Beit Midrash

  • Torah Portion and Tanach
  • Beshalach
To dedicate this lesson

“Then We Will Sing…”

Who among us is not thrilled with the magnificent events of Parshat B’Shalach?! But hidden in the text virtually all of Jewish history is encapsulated.


Rabbi Stewart Weiss

Shvat 10 5782
The Splitting of the Sea…..the majestic song of Shirat HaYam….our miraculous deliverance from the clutches of Paro & the Egyptian army….who among us is not thrilled with the magnificent events of Parshat B’Shalach?!

But hidden in the text, I suggest to you, is much, much more than that; in fact, virtually all of Jewish history is encapsulated in the very first paragraph of our Sedra. So let’s now take our own journey along with Bnei Yisrael:

We read, "v’lo nacham Elokim….ki karov hu." Hashem didn’t take us on a "short cut" to Israel, but rather took the long way. Rashi says "nacham" can mean "to lead," but we know the usual meaning is "to pity, or console." I suggest G-d is telling us right from the get-go this will not be a cushy, comfy journey either to Israel, or even when we get there. It will be hard – but that’s not necessarily a bad thing. As Tom Hanks famously said: "If it wasn’t hard, everyone would do it. It’s the hard that makes it great."

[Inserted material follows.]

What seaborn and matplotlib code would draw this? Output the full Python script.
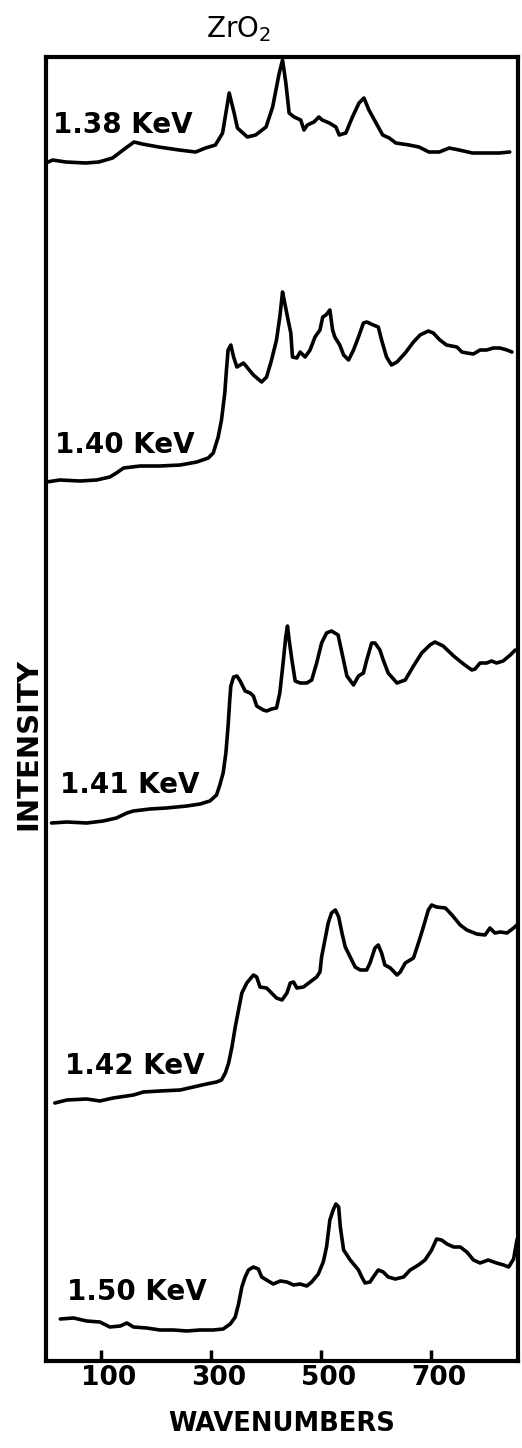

And then the Torah uses the word "chamushim." While there are many commentaries on this word, the simple translation is "armed." Simply put, we had weapons with us. We would have to organize an army & we would have to fight, for although Hashem is an "Ish Milchama," He asks that we live according to natural behavior & do our fair share, even if that means we risk our lives in battle.

The pasuk then references the "bones of Yosef" that we took with us on our voyage. Clearly, this sends the image of all our martyred people throughout the centuries who sacrificed their lives for Hashem, the nation & the land. Think the Dry Bones of Yechezkel or the bones left in the crematoria after the Shoa. They are also a part of us, & so we are reminded, "hashbe’ah, hishbiya," we took a sacred oath when we became a People that we would stand together & we would keep the Torah; G-d, for His part, would guard us eternally & bring us home to Israel.

The first place we stop at on this tiyul thru history is, fittingly, Sukkot. The Sukka is in itself a microcosm of the Jewish experience: it emphasizes the Land, where our sukka must stand; it has shaky walls much like our fragile existence; but its true essence is that which is above us.

"Hashem will lead you in a pillar of cloud by day & a pillar of fire by night." There will be pleasant times when we can leisurely watch the clouds roll by, yet other times when we must pass thru fire. G-d will be there at our side through all of it. We will survive fire, & water, & we will emerge intact on the other side, singing a song of victory & proudly proclaiming, "Hashem yimloch l’olam va-ed!"